### The exercise
Where the data below has the string "React", return the whole line.

### Entries with chart source code
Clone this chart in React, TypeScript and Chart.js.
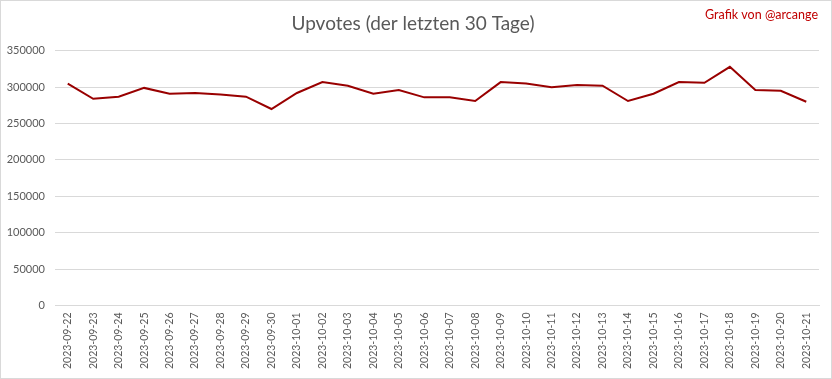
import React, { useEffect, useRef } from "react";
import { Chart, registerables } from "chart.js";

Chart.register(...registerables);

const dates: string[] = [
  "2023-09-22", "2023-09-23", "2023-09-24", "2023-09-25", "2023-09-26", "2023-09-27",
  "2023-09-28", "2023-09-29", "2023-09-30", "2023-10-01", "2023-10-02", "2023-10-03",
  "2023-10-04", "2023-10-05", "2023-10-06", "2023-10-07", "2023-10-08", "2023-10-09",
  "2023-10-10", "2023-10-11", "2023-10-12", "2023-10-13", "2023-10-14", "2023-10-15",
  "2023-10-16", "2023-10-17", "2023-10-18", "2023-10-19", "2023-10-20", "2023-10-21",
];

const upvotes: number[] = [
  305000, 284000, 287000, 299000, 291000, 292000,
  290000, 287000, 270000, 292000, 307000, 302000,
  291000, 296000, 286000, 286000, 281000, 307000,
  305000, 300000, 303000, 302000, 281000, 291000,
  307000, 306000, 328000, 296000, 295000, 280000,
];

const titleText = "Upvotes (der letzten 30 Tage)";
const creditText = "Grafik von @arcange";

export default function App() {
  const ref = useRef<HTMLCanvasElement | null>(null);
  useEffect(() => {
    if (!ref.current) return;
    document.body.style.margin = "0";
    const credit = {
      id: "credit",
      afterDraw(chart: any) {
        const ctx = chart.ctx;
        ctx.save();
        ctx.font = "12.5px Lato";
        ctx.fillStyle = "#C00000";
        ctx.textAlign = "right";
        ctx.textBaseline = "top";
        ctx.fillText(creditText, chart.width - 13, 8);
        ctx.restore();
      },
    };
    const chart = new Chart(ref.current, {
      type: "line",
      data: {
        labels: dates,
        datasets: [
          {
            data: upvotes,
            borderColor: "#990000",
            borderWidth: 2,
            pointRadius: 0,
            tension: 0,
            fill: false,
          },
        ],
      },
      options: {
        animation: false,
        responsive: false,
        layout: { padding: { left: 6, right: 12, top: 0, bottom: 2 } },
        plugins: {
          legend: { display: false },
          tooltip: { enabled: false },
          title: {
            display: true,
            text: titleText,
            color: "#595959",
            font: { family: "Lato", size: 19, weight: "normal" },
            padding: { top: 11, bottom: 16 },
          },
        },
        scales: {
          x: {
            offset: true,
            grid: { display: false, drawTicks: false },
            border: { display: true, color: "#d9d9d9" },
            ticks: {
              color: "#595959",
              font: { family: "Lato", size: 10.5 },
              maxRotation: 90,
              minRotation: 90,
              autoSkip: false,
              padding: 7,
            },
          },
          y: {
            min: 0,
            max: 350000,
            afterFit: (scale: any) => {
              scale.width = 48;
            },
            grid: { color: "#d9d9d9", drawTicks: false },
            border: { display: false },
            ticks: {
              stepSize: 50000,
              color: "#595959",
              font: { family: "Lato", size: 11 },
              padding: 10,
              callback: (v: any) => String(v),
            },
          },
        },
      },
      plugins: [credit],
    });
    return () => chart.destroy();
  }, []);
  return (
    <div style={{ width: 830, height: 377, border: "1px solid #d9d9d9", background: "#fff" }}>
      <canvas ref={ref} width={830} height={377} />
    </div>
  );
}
==
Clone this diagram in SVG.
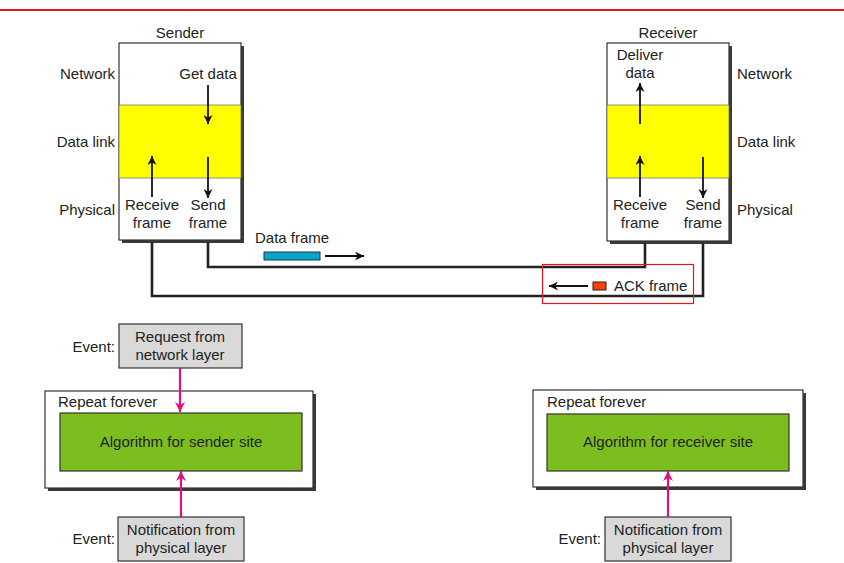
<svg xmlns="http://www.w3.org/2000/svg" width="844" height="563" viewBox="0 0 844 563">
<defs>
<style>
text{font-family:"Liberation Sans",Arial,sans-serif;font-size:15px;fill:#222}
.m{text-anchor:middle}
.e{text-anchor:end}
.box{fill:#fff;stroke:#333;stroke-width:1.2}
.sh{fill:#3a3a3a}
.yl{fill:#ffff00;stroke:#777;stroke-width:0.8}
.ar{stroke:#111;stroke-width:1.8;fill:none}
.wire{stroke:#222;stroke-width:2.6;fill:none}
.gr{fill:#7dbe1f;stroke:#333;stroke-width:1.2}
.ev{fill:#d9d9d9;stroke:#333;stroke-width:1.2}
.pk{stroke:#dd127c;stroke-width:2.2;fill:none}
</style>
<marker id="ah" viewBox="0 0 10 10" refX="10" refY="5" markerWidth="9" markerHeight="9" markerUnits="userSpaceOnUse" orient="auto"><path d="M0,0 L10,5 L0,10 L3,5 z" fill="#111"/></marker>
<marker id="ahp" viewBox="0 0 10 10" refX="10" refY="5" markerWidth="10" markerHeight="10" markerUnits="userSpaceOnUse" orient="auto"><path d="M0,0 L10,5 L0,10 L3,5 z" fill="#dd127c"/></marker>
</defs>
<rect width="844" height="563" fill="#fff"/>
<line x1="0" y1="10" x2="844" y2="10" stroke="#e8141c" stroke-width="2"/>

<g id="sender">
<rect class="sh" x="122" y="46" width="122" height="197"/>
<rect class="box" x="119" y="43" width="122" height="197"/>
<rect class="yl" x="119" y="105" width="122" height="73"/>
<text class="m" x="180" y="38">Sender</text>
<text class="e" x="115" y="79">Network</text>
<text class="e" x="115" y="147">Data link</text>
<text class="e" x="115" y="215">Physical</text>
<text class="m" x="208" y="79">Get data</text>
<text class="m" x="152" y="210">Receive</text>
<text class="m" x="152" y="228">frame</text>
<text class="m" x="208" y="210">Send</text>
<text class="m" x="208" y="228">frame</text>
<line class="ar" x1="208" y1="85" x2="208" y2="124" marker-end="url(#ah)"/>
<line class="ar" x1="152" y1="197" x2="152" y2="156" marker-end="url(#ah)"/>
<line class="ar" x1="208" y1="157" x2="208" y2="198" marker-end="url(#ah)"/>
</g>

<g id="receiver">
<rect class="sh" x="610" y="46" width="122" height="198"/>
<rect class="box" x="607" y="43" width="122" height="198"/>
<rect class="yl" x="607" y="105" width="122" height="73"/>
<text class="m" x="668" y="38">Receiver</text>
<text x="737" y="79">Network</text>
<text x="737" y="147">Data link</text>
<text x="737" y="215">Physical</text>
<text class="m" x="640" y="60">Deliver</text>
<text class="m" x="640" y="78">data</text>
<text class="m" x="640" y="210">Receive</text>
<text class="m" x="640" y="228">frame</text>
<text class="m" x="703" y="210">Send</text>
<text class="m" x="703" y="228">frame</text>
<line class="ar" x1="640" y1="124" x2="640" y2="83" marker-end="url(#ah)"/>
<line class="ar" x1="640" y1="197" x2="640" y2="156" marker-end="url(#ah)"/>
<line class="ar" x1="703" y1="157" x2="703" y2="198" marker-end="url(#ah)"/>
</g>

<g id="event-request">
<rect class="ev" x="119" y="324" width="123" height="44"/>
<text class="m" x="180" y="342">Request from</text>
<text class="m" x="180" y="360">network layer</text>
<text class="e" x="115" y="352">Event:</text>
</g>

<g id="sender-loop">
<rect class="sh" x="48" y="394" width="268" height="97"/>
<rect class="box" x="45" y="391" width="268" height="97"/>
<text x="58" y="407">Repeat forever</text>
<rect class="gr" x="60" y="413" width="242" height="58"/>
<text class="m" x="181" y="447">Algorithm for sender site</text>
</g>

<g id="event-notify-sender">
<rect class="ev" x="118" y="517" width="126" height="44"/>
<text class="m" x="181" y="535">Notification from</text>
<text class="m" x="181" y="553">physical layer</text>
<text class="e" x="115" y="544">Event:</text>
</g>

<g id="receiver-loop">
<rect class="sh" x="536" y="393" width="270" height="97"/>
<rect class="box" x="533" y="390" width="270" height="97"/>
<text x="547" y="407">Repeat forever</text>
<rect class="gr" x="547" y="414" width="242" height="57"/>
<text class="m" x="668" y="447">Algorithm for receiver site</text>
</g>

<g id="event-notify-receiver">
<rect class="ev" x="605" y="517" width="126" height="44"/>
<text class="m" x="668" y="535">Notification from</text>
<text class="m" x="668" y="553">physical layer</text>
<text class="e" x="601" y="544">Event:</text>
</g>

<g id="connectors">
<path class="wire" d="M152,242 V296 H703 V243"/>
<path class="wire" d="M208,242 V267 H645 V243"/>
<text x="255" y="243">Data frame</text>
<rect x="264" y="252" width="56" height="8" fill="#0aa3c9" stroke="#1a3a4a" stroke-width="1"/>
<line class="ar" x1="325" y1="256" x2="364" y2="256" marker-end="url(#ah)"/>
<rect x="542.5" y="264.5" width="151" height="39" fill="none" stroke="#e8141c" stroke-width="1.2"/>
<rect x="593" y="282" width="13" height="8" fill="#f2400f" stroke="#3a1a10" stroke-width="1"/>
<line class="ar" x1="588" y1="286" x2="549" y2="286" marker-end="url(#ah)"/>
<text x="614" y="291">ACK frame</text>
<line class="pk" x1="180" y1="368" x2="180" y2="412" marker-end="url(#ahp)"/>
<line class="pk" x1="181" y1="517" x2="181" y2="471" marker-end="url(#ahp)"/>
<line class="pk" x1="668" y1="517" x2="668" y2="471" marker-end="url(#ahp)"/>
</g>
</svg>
---
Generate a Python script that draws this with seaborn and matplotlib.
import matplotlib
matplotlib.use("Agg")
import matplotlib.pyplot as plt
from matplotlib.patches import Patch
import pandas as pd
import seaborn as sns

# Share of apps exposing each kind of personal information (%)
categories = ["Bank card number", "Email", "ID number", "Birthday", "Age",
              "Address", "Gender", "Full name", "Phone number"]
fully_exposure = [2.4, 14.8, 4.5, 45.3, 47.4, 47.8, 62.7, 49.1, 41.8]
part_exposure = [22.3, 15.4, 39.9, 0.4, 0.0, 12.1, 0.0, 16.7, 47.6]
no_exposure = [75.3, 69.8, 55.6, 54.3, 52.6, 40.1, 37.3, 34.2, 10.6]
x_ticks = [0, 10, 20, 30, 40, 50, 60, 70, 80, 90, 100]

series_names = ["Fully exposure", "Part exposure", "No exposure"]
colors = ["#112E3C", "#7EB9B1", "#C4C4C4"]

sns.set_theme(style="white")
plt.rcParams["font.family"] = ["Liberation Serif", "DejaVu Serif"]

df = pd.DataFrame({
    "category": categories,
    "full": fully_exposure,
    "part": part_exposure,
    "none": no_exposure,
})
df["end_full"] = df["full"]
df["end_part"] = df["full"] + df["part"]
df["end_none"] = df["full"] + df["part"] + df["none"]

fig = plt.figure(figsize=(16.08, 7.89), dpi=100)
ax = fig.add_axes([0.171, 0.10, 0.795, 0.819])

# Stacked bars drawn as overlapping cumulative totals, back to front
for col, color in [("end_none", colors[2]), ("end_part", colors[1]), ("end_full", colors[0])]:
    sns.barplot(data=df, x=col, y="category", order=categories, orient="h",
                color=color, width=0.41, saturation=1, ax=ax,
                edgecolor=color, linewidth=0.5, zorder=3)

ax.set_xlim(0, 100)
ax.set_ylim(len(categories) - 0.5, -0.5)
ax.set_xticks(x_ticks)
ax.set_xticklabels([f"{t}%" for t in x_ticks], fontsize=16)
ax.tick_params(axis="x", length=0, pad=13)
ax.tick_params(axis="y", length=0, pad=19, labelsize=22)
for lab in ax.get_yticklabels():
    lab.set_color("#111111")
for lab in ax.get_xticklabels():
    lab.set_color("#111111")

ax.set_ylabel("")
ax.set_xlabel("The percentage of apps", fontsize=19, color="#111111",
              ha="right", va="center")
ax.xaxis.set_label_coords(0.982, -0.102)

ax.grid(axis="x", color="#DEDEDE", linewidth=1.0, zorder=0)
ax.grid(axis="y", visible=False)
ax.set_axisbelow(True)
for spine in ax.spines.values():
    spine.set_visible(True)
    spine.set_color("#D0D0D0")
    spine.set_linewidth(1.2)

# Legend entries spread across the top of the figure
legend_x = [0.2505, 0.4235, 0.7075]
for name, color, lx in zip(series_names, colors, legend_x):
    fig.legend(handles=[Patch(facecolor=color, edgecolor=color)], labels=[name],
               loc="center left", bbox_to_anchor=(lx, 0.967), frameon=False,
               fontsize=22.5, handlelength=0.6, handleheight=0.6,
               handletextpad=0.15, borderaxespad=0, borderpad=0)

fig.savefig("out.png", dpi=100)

### Exercise response
Clone this chart in React, TypeScript and Chart.js.
import React, { useEffect, useRef } from "react";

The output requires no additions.